Of course, candles and essential oil diffusers are an excellent way to bring in the scents of the natural world. Think about adding eucalyptus, rosemary, mint, lavender or bergamot to evoke the natural world.
Just like plants, humans need lots of natural light to survive and feel good. We are healthier when our circadian rhythms (the natural 24-hour cycle that helps us feel energized in the morning and ready for bed in the evenings) are balanced so keep in mind that having access to good daylight helps with that. Arrange your child’s desk so it is next to a window as the natural light will help them stay alert and focused.
Of course the brighter and airier the better, but we can’t always live in a sun-drenched home or space. You can make sure that window treatments don’t block out the light or you can use mirrors to bounce light around.
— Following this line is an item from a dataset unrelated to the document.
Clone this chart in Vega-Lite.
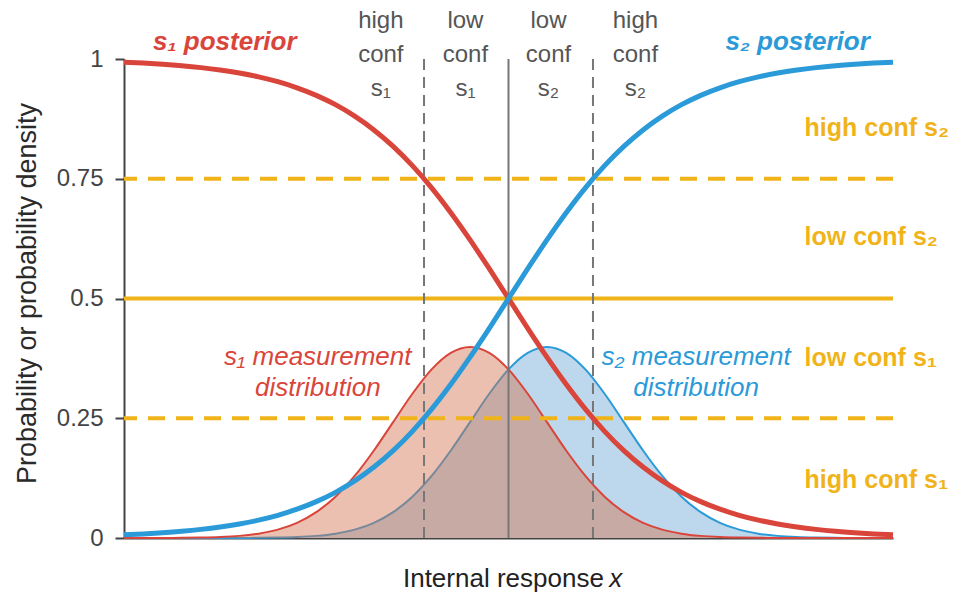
{
  "$schema": "https://vega.github.io/schema/vega-lite/v6.json",
  "width": 769,
  "height": 479,
  "autosize": {"type": "none"},
  "padding": {"left": 124, "top": 59, "right": 76, "bottom": 55},
  "background": "white",
  "config": {"font": "Liberation Sans", "view": {"stroke": null}},
  "datasets": {
    "curves": [
      {"x": -5, "p1": 0.99331, "p2": 0.00669, "g1": 0.00002, "g2": 0},
      {"x": -4.75, "p1": 0.99142, "p2": 0.00858, "g1": 0.00005, "g2": 0},
      {"x": -4.5, "p1": 0.98901, "p2": 0.01099, "g1": 0.00013, "g2": 0},
      {"x": -4.25, "p1": 0.98594, "p2": 0.01406, "g1": 0.00035, "g2": 0.00001},
      {"x": -4, "p1": 0.98201, "p2": 0.01799, "g1": 0.00087, "g2": 0.00002},
      {"x": -3.75, "p1": 0.97702, "p2": 0.02298, "g1": 0.00203, "g2": 0.00005},
      {"x": -3.5, "p1": 0.97069, "p2": 0.02931, "g1": 0.00443, "g2": 0.00013},
      {"x": -3.25, "p1": 0.96267, "p2": 0.03733, "g1": 0.00909, "g2": 0.00035},
      {"x": -3, "p1": 0.95257, "p2": 0.04743, "g1": 0.01753, "g2": 0.00087},
      {"x": -2.75, "p1": 0.93991, "p2": 0.06009, "g1": 0.03174, "g2": 0.00203},
      {"x": -2.5, "p1": 0.92414, "p2": 0.07586, "g1": 0.05399, "g2": 0.00443},
      {"x": -2.25, "p1": 0.90465, "p2": 0.09535, "g1": 0.08628, "g2": 0.00909},
      {"x": -2, "p1": 0.8808, "p2": 0.1192, "g1": 0.12952, "g2": 0.01753},
      {"x": -1.75, "p1": 0.85195, "p2": 0.14805, "g1": 0.18265, "g2": 0.03174},
      {"x": -1.5, "p1": 0.81757, "p2": 0.18243, "g1": 0.24197, "g2": 0.05399},
      {"x": -1.25, "p1": 0.7773, "p2": 0.2227, "g1": 0.30114, "g2": 0.08628},
      {"x": -1, "p1": 0.73106, "p2": 0.26894, "g1": 0.35207, "g2": 0.12952},
      {"x": -0.75, "p1": 0.67918, "p2": 0.32082, "g1": 0.38667, "g2": 0.18265},
      {"x": -0.5, "p1": 0.62246, "p2": 0.37754, "g1": 0.39894, "g2": 0.24197},
      {"x": -0.25, "p1": 0.56218, "p2": 0.43782, "g1": 0.38667, "g2": 0.30114},
      {"x": 0, "p1": 0.5, "p2": 0.5, "g1": 0.35207, "g2": 0.35207},
      {"x": 0.25, "p1": 0.43782, "p2": 0.56218, "g1": 0.30114, "g2": 0.38667},
      {"x": 0.5, "p1": 0.37754, "p2": 0.62246, "g1": 0.24197, "g2": 0.39894},
      {"x": 0.75, "p1": 0.32082, "p2": 0.67918, "g1": 0.18265, "g2": 0.38667},
      {"x": 1, "p1": 0.26894, "p2": 0.73106, "g1": 0.12952, "g2": 0.35207},
      {"x": 1.25, "p1": 0.2227, "p2": 0.7773, "g1": 0.08628, "g2": 0.30114},
      {"x": 1.5, "p1": 0.18243, "p2": 0.81757, "g1": 0.05399, "g2": 0.24197},
      {"x": 1.75, "p1": 0.14805, "p2": 0.85195, "g1": 0.03174, "g2": 0.18265},
      {"x": 2, "p1": 0.1192, "p2": 0.8808, "g1": 0.01753, "g2": 0.12952},
      {"x": 2.25, "p1": 0.09535, "p2": 0.90465, "g1": 0.00909, "g2": 0.08628},
      {"x": 2.5, "p1": 0.07586, "p2": 0.92414, "g1": 0.00443, "g2": 0.05399},
      {"x": 2.75, "p1": 0.06009, "p2": 0.93991, "g1": 0.00203, "g2": 0.03174},
      {"x": 3, "p1": 0.04743, "p2": 0.95257, "g1": 0.00087, "g2": 0.01753},
      {"x": 3.25, "p1": 0.03733, "p2": 0.96267, "g1": 0.00035, "g2": 0.00909},
      {"x": 3.5, "p1": 0.02931, "p2": 0.97069, "g1": 0.00013, "g2": 0.00443},
      {"x": 3.75, "p1": 0.02298, "p2": 0.97702, "g1": 0.00005, "g2": 0.00203},
      {"x": 4, "p1": 0.01799, "p2": 0.98201, "g1": 0.00002, "g2": 0.00087},
      {"x": 4.25, "p1": 0.01406, "p2": 0.98594, "g1": 0.00001, "g2": 0.00035},
      {"x": 4.5, "p1": 0.01099, "p2": 0.98901, "g1": 0, "g2": 0.00013},
      {"x": 4.75, "p1": 0.00858, "p2": 0.99142, "g1": 0, "g2": 0.00005},
      {"x": 5, "p1": 0.00669, "p2": 0.99331, "g1": 0, "g2": 0.00002}
    ],
    "criteria": [{"level": 0.25}, {"level": 0.75}],
    "bounds": [{"bound": -1.0986}, {"bound": 1.0986}],
    "one": [{}]
  },
  "layer": [
    {
      "data": {"name": "curves"},
      "mark": {"type": "area", "color": "#bdd7ec", "interpolate": "monotone"},
      "encoding": {
        "x": {"field": "x", "type": "quantitative", "scale": {"domain": [-5, 5], "nice": false, "zero": false},
          "axis": {"title": null, "labels": false, "ticks": false, "grid": false, "domainColor": "#444", "domainWidth": 2}},
        "y": {"field": "g2", "type": "quantitative", "scale": {"domain": [0, 1], "nice": false},
          "axis": {"title": "Probability or probability density", "values": [0, 0.25, 0.5, 0.75, 1], "labelExpr": "datum.value + ''",
            "grid": false, "domainColor": "#444", "domainWidth": 2, "tickColor": "#444", "tickWidth": 2, "tickSize": 9,
            "labelFontSize": 24, "labelColor": "#444", "labelPadding": 12, "titleFontSize": 27, "titleColor": "#2a2a2a", "titleFontWeight": "normal", "titlePadding": 15, "titleY": 234}}
      }
    },
    {
      "data": {"name": "curves"},
      "mark": {"type": "line", "color": "#2a9ad8", "strokeWidth": 2, "interpolate": "monotone"},
      "encoding": {"x": {"field": "x", "type": "quantitative"}, "y": {"field": "g2", "type": "quantitative"}}
    },
    {
      "data": {"name": "curves"},
      "mark": {"type": "area", "color": "rgb(213,115,80)", "opacity": 0.45, "interpolate": "monotone"},
      "encoding": {"x": {"field": "x", "type": "quantitative"}, "y": {"field": "g1", "type": "quantitative"}}
    },
    {
      "data": {"name": "curves"},
      "mark": {"type": "line", "color": "#d9453b", "strokeWidth": 2, "interpolate": "monotone"},
      "encoding": {"x": {"field": "x", "type": "quantitative"}, "y": {"field": "g1", "type": "quantitative"}}
    },
    {
      "data": {"name": "criteria"},
      "mark": {"type": "rule", "color": "#f0b41a", "strokeWidth": 4, "strokeDash": [17, 11]},
      "encoding": {"y": {"field": "level", "type": "quantitative"}}
    },
    {
      "data": {"name": "one"},
      "mark": {"type": "rule", "color": "#f0b41a", "strokeWidth": 4},
      "encoding": {"y": {"datum": 0.5}}
    },
    {
      "data": {"name": "bounds"},
      "mark": {"type": "rule", "color": "#777", "strokeWidth": 2, "strokeDash": [11, 7]},
      "encoding": {"x": {"field": "bound", "type": "quantitative"}}
    },
    {
      "data": {"name": "one"},
      "mark": {"type": "rule", "color": "#777", "strokeWidth": 2},
      "encoding": {"x": {"datum": 0}}
    },
    {
      "data": {"name": "curves"},
      "mark": {"type": "line", "color": "#d9453b", "strokeWidth": 5, "interpolate": "monotone"},
      "encoding": {"x": {"field": "x", "type": "quantitative"}, "y": {"field": "p1", "type": "quantitative"}}
    },
    {
      "data": {"name": "curves"},
      "mark": {"type": "line", "color": "#2a9ad8", "strokeWidth": 5, "interpolate": "monotone"},
      "encoding": {"x": {"field": "x", "type": "quantitative"}, "y": {"field": "p2", "type": "quantitative"}}
    },
    {
      "data": {"name": "one"},
      "mark": {"type": "text", "text": "s₁ posterior", "fontSize": 26, "fontWeight": "bold", "fontStyle": "italic", "color": "#d9453b", "align": "center", "baseline": "middle"},
      "encoding": {"x": {"datum": -3.69}, "y": {"datum": 1.035}}
    },
    {
      "data": {"name": "one"},
      "mark": {"type": "text", "text": "s₂ posterior", "fontSize": 26, "fontWeight": "bold", "fontStyle": "italic", "color": "#2a9ad8", "align": "center", "baseline": "middle"},
      "encoding": {"x": {"datum": 3.76}, "y": {"datum": 1.035}}
    },
    {
      "data": {"name": "one"},
      "mark": {"type": "text", "text": ["high", "conf", "s₁"], "lineHeight": 34, "fontSize": 24, "color": "#555", "align": "center", "baseline": "middle"},
      "encoding": {"x": {"datum": -1.66}, "y": {"datum": 1.079}}
    },
    {
      "data": {"name": "one"},
      "mark": {"type": "text", "text": ["low", "conf", "s₁"], "lineHeight": 34, "fontSize": 24, "color": "#555", "align": "center", "baseline": "middle"},
      "encoding": {"x": {"datum": -0.56}, "y": {"datum": 1.079}}
    },
    {
      "data": {"name": "one"},
      "mark": {"type": "text", "text": ["low", "conf", "s₂"], "lineHeight": 34, "fontSize": 24, "color": "#555", "align": "center", "baseline": "middle"},
      "encoding": {"x": {"datum": 0.52}, "y": {"datum": 1.079}}
    },
    {
      "data": {"name": "one"},
      "mark": {"type": "text", "text": ["high", "conf", "s₂"], "lineHeight": 34, "fontSize": 24, "color": "#555", "align": "center", "baseline": "middle"},
      "encoding": {"x": {"datum": 1.65}, "y": {"datum": 1.079}}
    },
    {
      "data": {"name": "one"},
      "mark": {"type": "text", "text": "high conf s₂", "fontSize": 25, "fontWeight": "bold", "color": "#f0b41a", "align": "left", "baseline": "middle"},
      "encoding": {"x": {"datum": 3.85}, "y": {"datum": 0.856}}
    },
    {
      "data": {"name": "one"},
      "mark": {"type": "text", "text": "low conf s₂", "fontSize": 25, "fontWeight": "bold", "color": "#f0b41a", "align": "left", "baseline": "middle"},
      "encoding": {"x": {"datum": 3.85}, "y": {"datum": 0.628}}
    },
    {
      "data": {"name": "one"},
      "mark": {"type": "text", "text": "low conf s₁", "fontSize": 25, "fontWeight": "bold", "color": "#f0b41a", "align": "left", "baseline": "middle"},
      "encoding": {"x": {"datum": 3.85}, "y": {"datum": 0.376}}
    },
    {
      "data": {"name": "one"},
      "mark": {"type": "text", "text": "high conf s₁", "fontSize": 25, "fontWeight": "bold", "color": "#f0b41a", "align": "left", "baseline": "middle"},
      "encoding": {"x": {"datum": 3.85}, "y": {"datum": 0.121}}
    },
    {
      "data": {"name": "one"},
      "mark": {"type": "text", "text": ["s₁ measurement", "distribution"], "lineHeight": 31, "fontSize": 26, "fontStyle": "italic", "color": "#d9453b", "align": "center", "baseline": "middle"},
      "encoding": {"x": {"datum": -2.48}, "y": {"datum": 0.378}}
    },
    {
      "data": {"name": "one"},
      "mark": {"type": "text", "text": ["s₂ measurement", "distribution"], "lineHeight": 31, "fontSize": 26, "fontStyle": "italic", "color": "#2a9ad8", "align": "center", "baseline": "middle"},
      "encoding": {"x": {"datum": 2.44}, "y": {"datum": 0.378}}
    },
    {
      "data": {"name": "one"},
      "mark": {"type": "text", "text": "Internal response", "fontSize": 26, "color": "#222", "align": "right", "baseline": "middle"},
      "encoding": {"x": {"datum": 1.24}, "y": {"datum": -0.085}}
    },
    {
      "data": {"name": "one"},
      "mark": {"type": "text", "text": "x", "fontSize": 26, "fontStyle": "italic", "color": "#222", "align": "left", "baseline": "middle"},
      "encoding": {"x": {"datum": 1.31}, "y": {"datum": -0.085}}
    }
  ]
}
One of the basic principles of interior design is to respect the line in a room. For biophilic rooms, try to bring out soft, natural lines wherever possible. Remember that straight lines and sharp angles are less common in nature, yet today, most of our building materials are dominated by straight lines and right angles. In your choice of furniture or accessories, go for curves in the form of curved sofas or chairs, round or oval tables, or tiles with wavy patterns.
BRING IN THE ELEMENTS
Fire. Water. Earth. Adding the basic elements into your everyday living space can absolutely help to connect us to the natural places. With kids, you’ll want to be cautious about safety but adding a firepit in your backyard, a fountain in your living room, or even clay pots or vases with pebbles just about anywhere are an excellent way to bring in the elements.
Adding these elements from nature into your space should help it go from sterile to natural, boosting you and your child’s moods and helping to connect us to the natural place that we live within.